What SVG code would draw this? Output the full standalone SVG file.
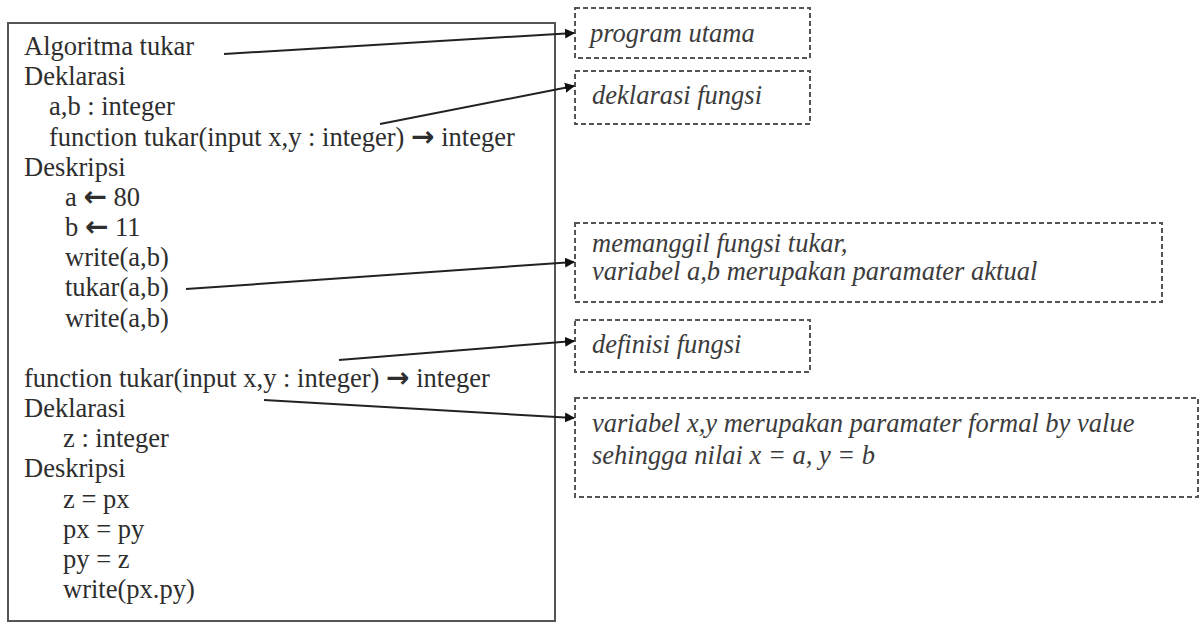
<svg xmlns="http://www.w3.org/2000/svg" width="1203" height="625" viewBox="0 0 1203 625">
<defs>
<style>
.code{font-family:"Liberation Serif","Times New Roman",serif;font-size:26.5px;fill:#2e2e2e}
.arr{font-family:"DejaVu Sans",sans-serif;font-weight:bold;font-size:28px}
.note{font-family:"Liberation Serif","Times New Roman",serif;font-size:26.5px;font-style:italic;fill:#3c3c3c}
.dash{fill:none;stroke:#555;stroke-width:2;stroke-dasharray:5 3}
.main{fill:none;stroke:#555;stroke-width:2}
.conn{fill:none;stroke:#222;stroke-width:2;marker-end:url(#ah)}
</style>
<marker id="ah" viewBox="0 0 10 10" refX="9" refY="5" markerWidth="5" markerHeight="5" orient="auto" markerUnits="strokeWidth">
<path d="M0,0 L10,5 L0,10 z" fill="#111"/>
</marker>
</defs>
<rect width="1203" height="625" fill="#fff"/>
<g id="code-box">
<rect class="main" x="8" y="23" width="547" height="598"/>
<text class="code" x="24" y="55">Algoritma tukar</text>
<text class="code" x="24" y="85">Deklarasi</text>
<text class="code" x="49" y="115">a,b : integer</text>
<text class="code" x="49" y="146">function tukar(input x,y : integer) <tspan class="arr">→</tspan> integer</text>
<text class="code" x="24" y="176">Deskripsi</text>
<text class="code" x="65" y="206"><tspan>a </tspan><tspan class="arr">←</tspan> 80</text>
<text class="code" x="65" y="236"><tspan>b </tspan><tspan class="arr">←</tspan> 11</text>
<text class="code" x="65" y="266">write(a,b)</text>
<text class="code" x="65" y="296">tukar(a,b)</text>
<text class="code" x="65" y="327">write(a,b)</text>
<text class="code" x="24" y="387">function tukar(input x,y : integer) <tspan class="arr">→</tspan> integer</text>
<text class="code" x="24" y="417">Deklarasi</text>
<text class="code" x="63" y="447">z : integer</text>
<text class="code" x="24" y="477">Deskripsi</text>
<text class="code" x="63" y="508">z = px</text>
<text class="code" x="63" y="538">px = py</text>
<text class="code" x="63" y="568">py = z</text>
<text class="code" x="63" y="598">write(px.py)</text>
</g>
<g id="note-program-utama">
<rect class="dash" x="575" y="8" width="235" height="50"/>
<text class="note" x="590" y="42">program utama</text>
</g>
<g id="note-deklarasi-fungsi">
<rect class="dash" x="575" y="71" width="235" height="53"/>
<text class="note" x="592" y="104">deklarasi fungsi</text>
</g>
<g id="note-memanggil">
<rect class="dash" x="575" y="223" width="587" height="79"/>
<text class="note" x="592" y="252">memanggil fungsi tukar,</text>
<text class="note" x="592" y="280">variabel a,b merupakan paramater aktual</text>
</g>
<g id="note-definisi-fungsi">
<rect class="dash" x="575" y="320" width="235" height="52"/>
<text class="note" x="592" y="353">definisi fungsi</text>
</g>
<g id="note-variabel-xy">
<rect class="dash" x="575" y="398" width="623" height="99"/>
<text class="note" x="592" y="432">variabel x,y merupakan paramater formal by value</text>
<text class="note" x="592" y="464">sehingga nilai x = a, y = b</text>
</g>
<g id="connectors">
<line class="conn" x1="224" y1="54" x2="574" y2="33"/>
<line class="conn" x1="380" y1="124" x2="574" y2="86"/>
<line class="conn" x1="186" y1="289" x2="574" y2="262"/>
<line class="conn" x1="339" y1="360" x2="574" y2="341"/>
<line class="conn" x1="264" y1="400" x2="574" y2="418"/>
</g>
</svg>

..............................

◆ **Problem**:
Quote the preceding listing precisely and completely, omitting its images.

◆ **Expected answer**:
What SVG code would draw this? Output the full standalone SVG file.
<svg xmlns="http://www.w3.org/2000/svg" width="1203" height="625" viewBox="0 0 1203 625">
<defs>
<style>
.code{font-family:"Liberation Serif","Times New Roman",serif;font-size:26.5px;fill:#2e2e2e}
.arr{font-family:"DejaVu Sans",sans-serif;font-weight:bold;font-size:28px}
.note{font-family:"Liberation Serif","Times New Roman",serif;font-size:26.5px;font-style:italic;fill:#3c3c3c}
.dash{fill:none;stroke:#555;stroke-width:2;stroke-dasharray:5 3}
.main{fill:none;stroke:#555;stroke-width:2}
.conn{fill:none;stroke:#222;stroke-width:2;marker-end:url(#ah)}
</style>
<marker id="ah" viewBox="0 0 10 10" refX="9" refY="5" markerWidth="5" markerHeight="5" orient="auto" markerUnits="strokeWidth">
<path d="M0,0 L10,5 L0,10 z" fill="#111"/>
</marker>
</defs>
<rect width="1203" height="625" fill="#fff"/>
<g id="code-box">
<rect class="main" x="8" y="23" width="547" height="598"/>
<text class="code" x="24" y="55">Algoritma tukar</text>
<text class="code" x="24" y="85">Deklarasi</text>
<text class="code" x="49" y="115">a,b : integer</text>
<text class="code" x="49" y="146">function tukar(input x,y : integer) <tspan class="arr">→</tspan> integer</text>
<text class="code" x="24" y="176">Deskripsi</text>
<text class="code" x="65" y="206"><tspan>a </tspan><tspan class="arr">←</tspan> 80</text>
<text class="code" x="65" y="236"><tspan>b </tspan><tspan class="arr">←</tspan> 11</text>
<text class="code" x="65" y="266">write(a,b)</text>
<text class="code" x="65" y="296">tukar(a,b)</text>
<text class="code" x="65" y="327">write(a,b)</text>
<text class="code" x="24" y="387">function tukar(input x,y : integer) <tspan class="arr">→</tspan> integer</text>
<text class="code" x="24" y="417">Deklarasi</text>
<text class="code" x="63" y="447">z : integer</text>
<text class="code" x="24" y="477">Deskripsi</text>
<text class="code" x="63" y="508">z = px</text>
<text class="code" x="63" y="538">px = py</text>
<text class="code" x="63" y="568">py = z</text>
<text class="code" x="63" y="598">write(px.py)</text>
</g>
<g id="note-program-utama">
<rect class="dash" x="575" y="8" width="235" height="50"/>
<text class="note" x="590" y="42">program utama</text>
</g>
<g id="note-deklarasi-fungsi">
<rect class="dash" x="575" y="71" width="235" height="53"/>
<text class="note" x="592" y="104">deklarasi fungsi</text>
</g>
<g id="note-memanggil">
<rect class="dash" x="575" y="223" width="587" height="79"/>
<text class="note" x="592" y="252">memanggil fungsi tukar,</text>
<text class="note" x="592" y="280">variabel a,b merupakan paramater aktual</text>
</g>
<g id="note-definisi-fungsi">
<rect class="dash" x="575" y="320" width="235" height="52"/>
<text class="note" x="592" y="353">definisi fungsi</text>
</g>
<g id="note-variabel-xy">
<rect class="dash" x="575" y="398" width="623" height="99"/>
<text class="note" x="592" y="432">variabel x,y merupakan paramater formal by value</text>
<text class="note" x="592" y="464">sehingga nilai x = a, y = b</text>
</g>
<g id="connectors">
<line class="conn" x1="224" y1="54" x2="574" y2="33"/>
<line class="conn" x1="380" y1="124" x2="574" y2="86"/>
<line class="conn" x1="186" y1="289" x2="574" y2="262"/>
<line class="conn" x1="339" y1="360" x2="574" y2="341"/>
<line class="conn" x1="264" y1="400" x2="574" y2="418"/>
</g>
</svg>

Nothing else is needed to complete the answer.